Goal
Write out the data below in full, unchanged, minus the images.

Supplied material
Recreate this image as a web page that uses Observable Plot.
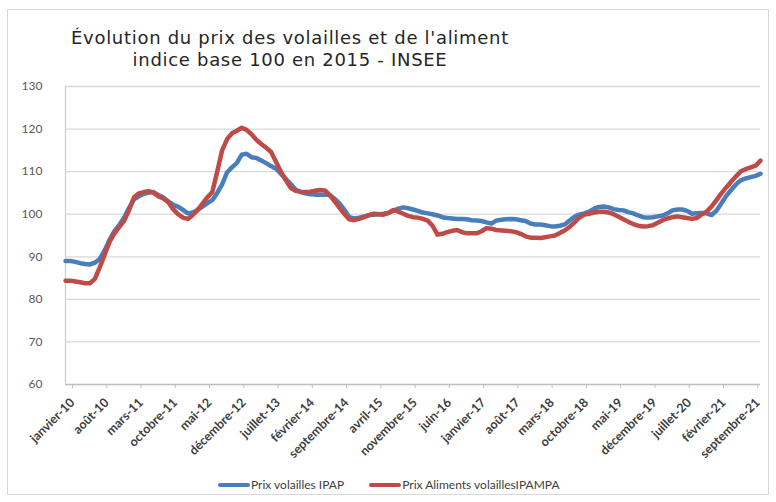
<!DOCTYPE html>
<html><head><meta charset="utf-8">
<script src="https://cdn.jsdelivr.net/npm/d3@7"></script>
<script src="https://cdn.jsdelivr.net/npm/@observablehq/plot@0.6"></script>
<style>
html,body{margin:0;padding:0;background:#fff;}
body{width:776px;height:502px;position:relative;overflow:hidden;font-family:Lato,sans-serif;}
#frame{position:absolute;left:7px;top:9px;width:762px;height:486px;border:1px solid #d9d9d9;box-sizing:border-box;pointer-events:none;}
#title{position:relative;height:76px;width:580px;text-align:center;font-family:"DejaVu Sans",sans-serif;font-size:18px;letter-spacing:0.7px;color:#262626;box-sizing:border-box;padding-top:27px;}
#title div{height:22px;line-height:22px;white-space:nowrap;}
#chart{position:relative;height:390px;}
#legend{position:absolute;top:477px;left:218px;font-size:12px;color:#404040;white-space:nowrap;display:flex;align-items:center;}
.sw{display:inline-block;width:32px;height:4px;border-radius:2px;margin-right:1px;}
.item{display:flex;align-items:center;margin-right:25px;}
</style></head>
<body>
<div id="frame"></div>
<div id="title"><div>Évolution du prix des volailles et de l'aliment</div><div>indice base 100 en 2015 - INSEE</div></div>
<div id="chart"></div>
<div id="legend"></div>
<script>
const seriesNames = ["Prix volailles IPAP", "Prix Aliments volaillesIPAMPA"];
const seriesColors = ["#4A7EBB", "#BE4B48"];
const tickLabels = ["janvier-10","août-10","mars-11","octobre-11","mai-12","décembre-12","juillet-13","février-14","septembre-14","avril-15","novembre-15","juin-16","janvier-17","août-17","mars-18","octobre-18","mai-19","décembre-19","juillet-20","février-21","septembre-21"];
const yTicks = [60,70,80,90,100,110,120,130];
// monthly values, janvier 2010 .. novembre 2021
const ipap = [
89.0,89.0,88.8,88.5,88.3,88.2,88.6,89.5,91.5,94.0,96.0,97.5,
99.2,101.5,103.5,104.2,104.8,105.1,105.2,104.5,103.9,103.0,102.2,101.8,
101.0,100.2,100.4,101.0,101.8,102.6,103.3,105.0,107.0,109.8,111.0,112.0,
114.0,114.2,113.4,113.2,112.6,112.0,111.3,110.7,109.5,108.3,107.1,105.8,
105.2,104.9,104.7,104.6,104.6,104.6,104.5,103.6,102.5,101.0,99.3,99.0,
99.2,99.5,99.8,99.9,100.0,100.1,100.3,100.8,101.3,101.6,101.4,101.1,
100.8,100.4,100.2,100.0,99.7,99.3,99.1,99.0,98.9,98.9,98.8,98.6,
98.5,98.4,98.1,97.8,98.5,98.7,98.8,98.9,98.8,98.6,98.4,97.8,
97.6,97.6,97.4,97.2,97.1,97.3,97.6,98.5,99.4,99.9,100.2,100.6,
101.3,101.7,101.8,101.6,101.2,101.0,100.9,100.5,100.2,99.7,99.3,99.2,
99.3,99.5,99.7,100.2,100.9,101.1,101.1,100.8,100.1,100.2,100.3,100.2,
99.8,100.8,102.5,104.3,105.7,107.0,108.0,108.4,108.7,109.0,109.5];
const ipampa = [
84.4,84.4,84.2,84.0,83.8,83.8,84.8,87.5,90.5,93.5,95.5,97.0,
98.5,101.0,104.0,104.9,105.2,105.4,105.0,104.2,103.7,102.8,101.2,100.0,
99.2,98.9,99.8,101.0,102.5,104.0,105.2,110.0,115.0,117.6,119.0,119.6,
120.3,119.8,118.8,117.5,116.5,115.6,114.6,112.3,110.0,108.0,106.2,105.5,
105.3,105.2,105.3,105.5,105.7,105.6,104.5,103.0,101.5,100.0,98.8,98.6,
98.9,99.3,99.8,100.1,100.0,99.9,100.3,101.0,100.6,100.1,99.6,99.3,
99.2,98.9,98.5,97.3,95.2,95.4,95.8,96.1,96.3,95.8,95.5,95.5,
95.5,96.0,96.7,96.6,96.3,96.2,96.1,96.0,95.8,95.4,94.8,94.5,
94.5,94.4,94.6,94.8,95.0,95.6,96.2,97.0,98.1,99.2,99.9,100.1,
100.4,100.6,100.6,100.4,100.0,99.4,98.8,98.2,97.7,97.3,97.1,97.2,
97.4,98.0,98.6,99.0,99.3,99.5,99.3,99.1,98.9,99.1,100.0,100.6,
101.8,103.3,104.9,106.3,107.6,108.9,110.1,110.6,111.0,111.4,112.6];

const blue = ipap.map((v,i)=>({i,v}));
const red = ipampa.map((v,i)=>({i,v}));
const tickIdx = tickLabels.map((_,k)=>k*7);

const chart = Plot.plot({
  width:776, height:390,
  marginLeft:65, marginRight:16, marginTop:10, marginBottom:82,
  style:{fontFamily:"Lato, sans-serif", background:"transparent"},
  x:{domain:[0,ipap.length-1], axis:null},
  y:{domain:[60,130], axis:null},
  marks:[
    Plot.ruleY(yTicks.filter(d=>d>60), {stroke:"#d9d9d9", strokeWidth:1.3}),
    Plot.ruleX([0], {stroke:"#d0d0d0", strokeWidth:1.3}),
    Plot.ruleY([60], {stroke:"#bfbfbf", strokeWidth:1.5}),
    Plot.axisY(yTicks, {label:null, tickSize:0, tickPadding:23, fontSize:12, fill:"#595959", tickFormat:d=>String(d)}),
    Plot.axisX(tickIdx, {label:null, tickSize:4, tickPadding:12, dx:7, stroke:"#bfbfbf", tickRotate:-45, fontSize:12.5, fontWeight:"bold", fill:"#404040", tickFormat:(d)=>tickLabels[d/7]}),
    Plot.line(blue, {x:"i", y:"v", stroke:seriesColors[0], strokeWidth:4.5, strokeLinejoin:"round", strokeLinecap:"round"}),
    Plot.line(red, {x:"i", y:"v", stroke:seriesColors[1], strokeWidth:4.5, strokeLinejoin:"round", strokeLinecap:"round"})
  ]
});
document.getElementById("chart").appendChild(chart);

const leg = document.getElementById("legend");
seriesNames.forEach((n,k)=>{
  const it = document.createElement("div"); it.className="item";
  const sw = document.createElement("span"); sw.className="sw"; sw.style.background=seriesColors[k];
  const tx = document.createElement("span"); tx.textContent=n;
  it.appendChild(sw); it.appendChild(tx); leg.appendChild(it);
});
</script>
</body></html>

Solution to this exercise
Recreate this image as a web page that uses Observable Plot.
<!DOCTYPE html>
<html><head><meta charset="utf-8">
<script src="https://cdn.jsdelivr.net/npm/d3@7"></script>
<script src="https://cdn.jsdelivr.net/npm/@observablehq/plot@0.6"></script>
<style>
html,body{margin:0;padding:0;background:#fff;}
body{width:776px;height:502px;position:relative;overflow:hidden;font-family:Lato,sans-serif;}
#frame{position:absolute;left:7px;top:9px;width:762px;height:486px;border:1px solid #d9d9d9;box-sizing:border-box;pointer-events:none;}
#title{position:relative;height:76px;width:580px;text-align:center;font-family:"DejaVu Sans",sans-serif;font-size:18px;letter-spacing:0.7px;color:#262626;box-sizing:border-box;padding-top:27px;}
#title div{height:22px;line-height:22px;white-space:nowrap;}
#chart{position:relative;height:390px;}
#legend{position:absolute;top:477px;left:218px;font-size:12px;color:#404040;white-space:nowrap;display:flex;align-items:center;}
.sw{display:inline-block;width:32px;height:4px;border-radius:2px;margin-right:1px;}
.item{display:flex;align-items:center;margin-right:25px;}
</style></head>
<body>
<div id="frame"></div>
<div id="title"><div>Évolution du prix des volailles et de l'aliment</div><div>indice base 100 en 2015 - INSEE</div></div>
<div id="chart"></div>
<div id="legend"></div>
<script>
const seriesNames = ["Prix volailles IPAP", "Prix Aliments volaillesIPAMPA"];
const seriesColors = ["#4A7EBB", "#BE4B48"];
const tickLabels = ["janvier-10","août-10","mars-11","octobre-11","mai-12","décembre-12","juillet-13","février-14","septembre-14","avril-15","novembre-15","juin-16","janvier-17","août-17","mars-18","octobre-18","mai-19","décembre-19","juillet-20","février-21","septembre-21"];
const yTicks = [60,70,80,90,100,110,120,130];
// monthly values, janvier 2010 .. novembre 2021
const ipap = [
89.0,89.0,88.8,88.5,88.3,88.2,88.6,89.5,91.5,94.0,96.0,97.5,
99.2,101.5,103.5,104.2,104.8,105.1,105.2,104.5,103.9,103.0,102.2,101.8,
101.0,100.2,100.4,101.0,101.8,102.6,103.3,105.0,107.0,109.8,111.0,112.0,
114.0,114.2,113.4,113.2,112.6,112.0,111.3,110.7,109.5,108.3,107.1,105.8,
105.2,104.9,104.7,104.6,104.6,104.6,104.5,103.6,102.5,101.0,99.3,99.0,
99.2,99.5,99.8,99.9,100.0,100.1,100.3,100.8,101.3,101.6,101.4,101.1,
100.8,100.4,100.2,100.0,99.7,99.3,99.1,99.0,98.9,98.9,98.8,98.6,
98.5,98.4,98.1,97.8,98.5,98.7,98.8,98.9,98.8,98.6,98.4,97.8,
97.6,97.6,97.4,97.2,97.1,97.3,97.6,98.5,99.4,99.9,100.2,100.6,
101.3,101.7,101.8,101.6,101.2,101.0,100.9,100.5,100.2,99.7,99.3,99.2,
99.3,99.5,99.7,100.2,100.9,101.1,101.1,100.8,100.1,100.2,100.3,100.2,
99.8,100.8,102.5,104.3,105.7,107.0,108.0,108.4,108.7,109.0,109.5];
const ipampa = [
84.4,84.4,84.2,84.0,83.8,83.8,84.8,87.5,90.5,93.5,95.5,97.0,
98.5,101.0,104.0,104.9,105.2,105.4,105.0,104.2,103.7,102.8,101.2,100.0,
99.2,98.9,99.8,101.0,102.5,104.0,105.2,110.0,115.0,117.6,119.0,119.6,
120.3,119.8,118.8,117.5,116.5,115.6,114.6,112.3,110.0,108.0,106.2,105.5,
105.3,105.2,105.3,105.5,105.7,105.6,104.5,103.0,101.5,100.0,98.8,98.6,
98.9,99.3,99.8,100.1,100.0,99.9,100.3,101.0,100.6,100.1,99.6,99.3,
99.2,98.9,98.5,97.3,95.2,95.4,95.8,96.1,96.3,95.8,95.5,95.5,
95.5,96.0,96.7,96.6,96.3,96.2,96.1,96.0,95.8,95.4,94.8,94.5,
94.5,94.4,94.6,94.8,95.0,95.6,96.2,97.0,98.1,99.2,99.9,100.1,
100.4,100.6,100.6,100.4,100.0,99.4,98.8,98.2,97.7,97.3,97.1,97.2,
97.4,98.0,98.6,99.0,99.3,99.5,99.3,99.1,98.9,99.1,100.0,100.6,
101.8,103.3,104.9,106.3,107.6,108.9,110.1,110.6,111.0,111.4,112.6];

const blue = ipap.map((v,i)=>({i,v}));
const red = ipampa.map((v,i)=>({i,v}));
const tickIdx = tickLabels.map((_,k)=>k*7);

const chart = Plot.plot({
  width:776, height:390,
  marginLeft:65, marginRight:16, marginTop:10, marginBottom:82,
  style:{fontFamily:"Lato, sans-serif", background:"transparent"},
  x:{domain:[0,ipap.length-1], axis:null},
  y:{domain:[60,130], axis:null},
  marks:[
    Plot.ruleY(yTicks.filter(d=>d>60), {stroke:"#d9d9d9", strokeWidth:1.3}),
    Plot.ruleX([0], {stroke:"#d0d0d0", strokeWidth:1.3}),
    Plot.ruleY([60], {stroke:"#bfbfbf", strokeWidth:1.5}),
    Plot.axisY(yTicks, {label:null, tickSize:0, tickPadding:23, fontSize:12, fill:"#595959", tickFormat:d=>String(d)}),
    Plot.axisX(tickIdx, {label:null, tickSize:4, tickPadding:12, dx:7, stroke:"#bfbfbf", tickRotate:-45, fontSize:12.5, fontWeight:"bold", fill:"#404040", tickFormat:(d)=>tickLabels[d/7]}),
    Plot.line(blue, {x:"i", y:"v", stroke:seriesColors[0], strokeWidth:4.5, strokeLinejoin:"round", strokeLinecap:"round"}),
    Plot.line(red, {x:"i", y:"v", stroke:seriesColors[1], strokeWidth:4.5, strokeLinejoin:"round", strokeLinecap:"round"})
  ]
});
document.getElementById("chart").appendChild(chart);

const leg = document.getElementById("legend");
seriesNames.forEach((n,k)=>{
  const it = document.createElement("div"); it.className="item";
  const sw = document.createElement("span"); sw.className="sw"; sw.style.background=seriesColors[k];
  const tx = document.createElement("span"); tx.textContent=n;
  it.appendChild(sw); it.appendChild(tx); leg.appendChild(it);
});
</script>
</body></html>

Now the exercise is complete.